Fraunces Tavern opened in 1762 as the "Queen's Head Tavern" and also was known as the “Sign of Queen Charlotte”—for its portrait of the queen. The tavern, under the proprietorship of Samuel Fraunces--a patriot of African and French extraction born in the French West Indies, was located across the Bowling Green from the Whitehall Ferry landing. There, a barge waited to carry Washington across the Hudson River to New Jersey and then to Annapolis to resign his commission.
Until British troops evacuated the city on November 22, 1783, Fraunces Tavern was called the "Queen's Head Tavern." Its sign incorporated a portrait of Queen Charlotte. After British troops evacuated the city on November 25, 1783, Governor George Clinton threw a huge party at the tavern in honor of General Washington. On December 1, a display of "fire-works and illuminations" was viewed from the Battery.
According to Colonel Benjamin Tallmadge's account, General Henry Knox stood closest to General Washington. As the general concluded his address, the two turned to each other and "suffused in tears…embraced each other in silence." Then, each of the officers followed suit, afterwards following Washington to the ferry landing where he departed, waving to them from his barge.

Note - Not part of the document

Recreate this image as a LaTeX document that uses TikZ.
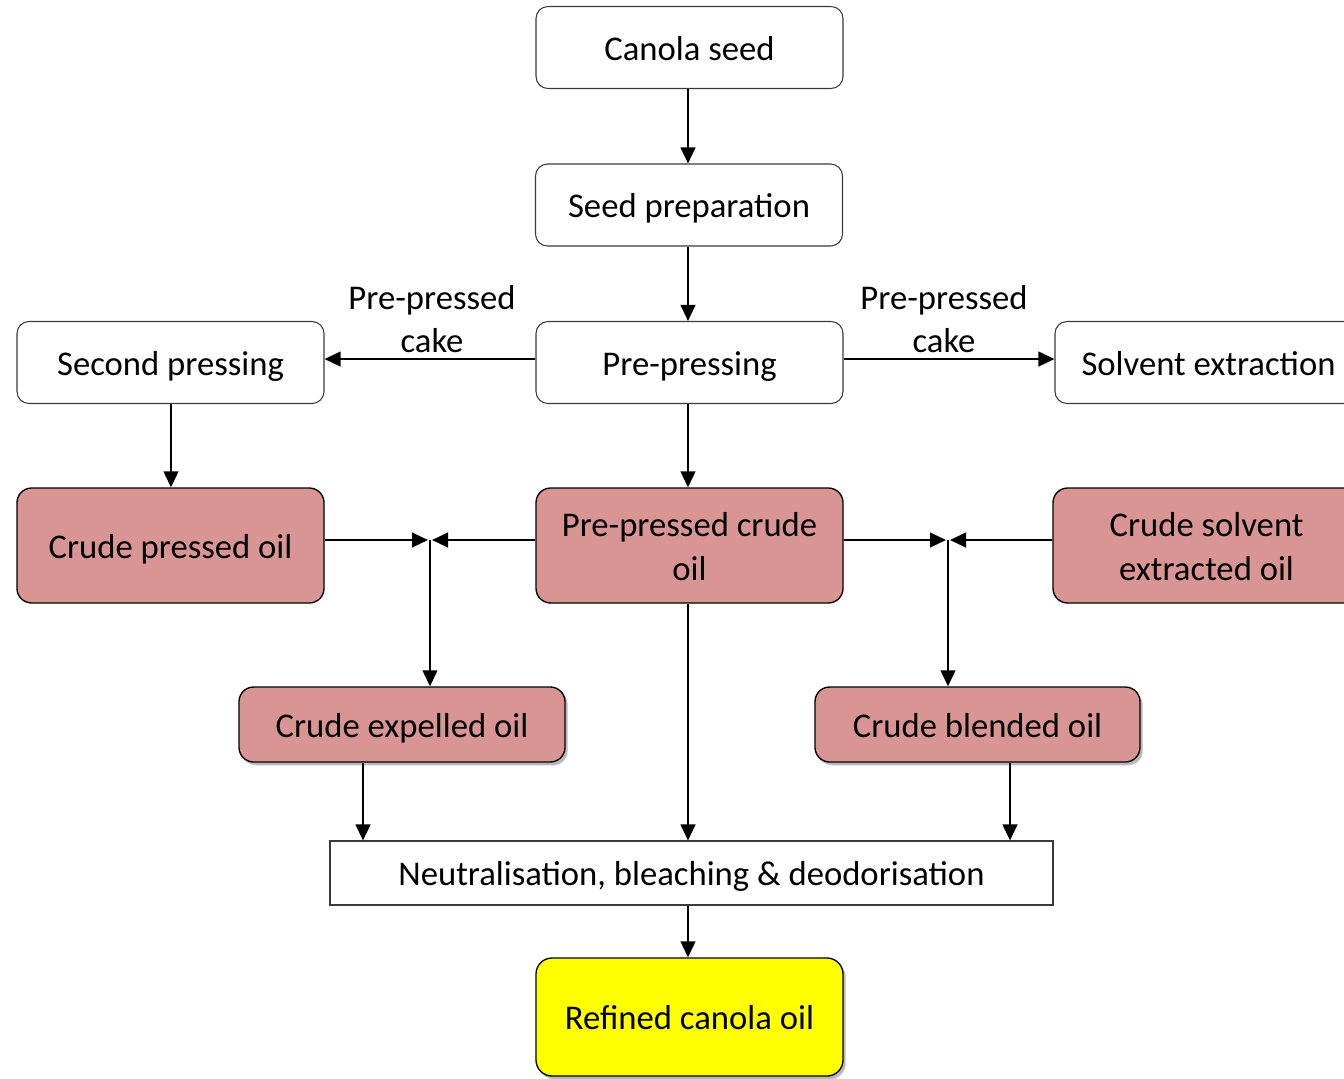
\documentclass[tikz,border=0pt]{standalone}
\usepackage{fontspec}
\setmainfont{Carlito}
\usetikzlibrary{arrows.meta,shadows}
\definecolor{pinkfill}{HTML}{D99594}
\definecolor{edgegray}{HTML}{3A3A3A}
\definecolor{brightyellow}{HTML}{FFFF00}
\newcommand\boxtxt[1]{\raisebox{-3.1pt}[\height][\depth]{\begin{tabular}{@{}c@{}}#1\end{tabular}}}
\begin{document}
\begin{tikzpicture}[x=0.75pt,y=-0.75pt,
  font=\fontsize{26pt}{33pt}\selectfont,
  base/.style={inner sep=0pt, align=center, text=black},
  whitebox/.style={base, draw=edgegray, line width=0.8pt, fill=white, rounded corners=9pt,
    minimum width=230.25pt, minimum height=61.5pt},
  pinkbox/.style={base, draw=black, line width=1pt, fill=pinkfill, rounded corners=11pt,
    minimum width=230.25pt, minimum height=86.25pt},
  shadowed/.style={drop shadow={shadow xshift=2pt, shadow yshift=-2.5pt, opacity=0.45, fill=black!60}},
  arr/.style={line width=1.6pt, -{Triangle[length=12pt,width=11pt]}},
  lbl/.style={base, font=\fontsize{26pt}{32.25pt}\selectfont}
]
\useasboundingbox (0,0) rectangle (1344,1078);
% nodes
\node[whitebox] (canola) at (689.5,47.5) {\boxtxt{Canola seed}};
\node[whitebox] (prep) at (689,205) {\boxtxt{Seed preparation}};
\node[whitebox] (pp) at (689.5,362.5) {\boxtxt{Pre-pressing}};
\node[whitebox] (sp) at (170.5,362.5) {\boxtxt{Second pressing}};
\node[whitebox] (se) at (1208.5,362.5) {\boxtxt{Solvent extraction}};
\node[pinkbox] (cpo) at (170.5,545.5) {\boxtxt{Crude pressed oil}};
\node[pinkbox] (ppco) at (689.5,545.5) {\boxtxt{Pre-pressed crude\\oil}};
\node[pinkbox] (cseo) at (1206.5,545.5) {\boxtxt{Crude solvent\\extracted oil}};
\node[pinkbox, shadowed, minimum width=244.5pt, minimum height=56.25pt] (ceo) at (402,724.5) {\boxtxt{Crude expelled oil}};
\node[pinkbox, shadowed, minimum width=243.75pt, minimum height=56.25pt] (cbo) at (977.5,724.5) {\boxtxt{Crude blended oil}};
\node[base, draw=edgegray, line width=0.8pt, fill=white, minimum width=542.25pt, minimum height=48pt] (nbd) at (691.5,873) {\boxtxt{Neutralisation, bleaching \& deodorisation}};
\node[base, shadowed, draw=black, line width=1pt, fill=brightyellow, rounded corners=12pt, minimum width=230.25pt, minimum height=88.5pt] (rco) at (689.5,1017) {\boxtxt{Refined canola oil}};
% labels
\node[lbl] (lblL) at (432,319.5) {Pre-pressed\\cake};
\node[lbl] (lblR) at (944,319.5) {Pre-pressed\\cake};
% junction coordinates
\coordinate (J1) at (430,540);
\coordinate (J1l) at (428,540);
\coordinate (J1r) at (432,540);
\coordinate (J2) at (948,540);
\coordinate (J2l) at (946,540);
\coordinate (J2r) at (950,540);
% connectors
\draw[arr] (canola.south -| 688,0) -- (prep.north -| 688,0);
\draw[arr] (prep.south -| 688,0) -- (pp.north -| 688,0);
\draw[arr] ([yshift=2.6pt]pp.west) -- ([yshift=2.6pt]sp.east);
\draw[arr] ([yshift=2.6pt]pp.east) -- ([yshift=2.6pt]se.west);
\draw[arr] (sp.south -| 171,0) -- (cpo.north -| 171,0);
\draw[arr] (pp.south -| 688,0) -- (ppco.north -| 688,0);
\draw[arr] (cpo.east |- J1) -- (J1l);
\draw[arr] (ppco.west |- J1) -- (J1r);
\draw[arr] (J1) -- (J1 |- ceo.north);
\draw[arr] (ppco.east |- J2) -- (J2l);
\draw[arr] (cseo.west |- J2) -- (J2r);
\draw[arr] (J2) -- (J2 |- cbo.north);
\draw[arr] (ceo.south -| 363,0) -- (nbd.north -| 363,0);
\draw[arr] (ppco.south -| 688,0) -- (nbd.north -| 688,0);
\draw[arr] (cbo.south -| 1010,0) -- (nbd.north -| 1010,0);
\draw[arr] (nbd.south -| 688,0) -- (rco.north -| 688,0);
\end{tikzpicture}
\end{document}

General Washington had already issued his Farewell Orders to the Continental Army. The outpouring of emotion and affection for Washington upon his retirement to Mt. Vernon for Christmas imposed a heavy burden of reciprocal correspondence. The general authored many letters of recommendation for former soldiers and patriots including a testimonial for Samuel Fraunces, who likely assisted the Continental Army by obtaining intelligence from British army officers frequenting his tavern while New York was under royal government. Fraunces later was employed by Washington as a steward in his presidential households in New York and Philadelphia.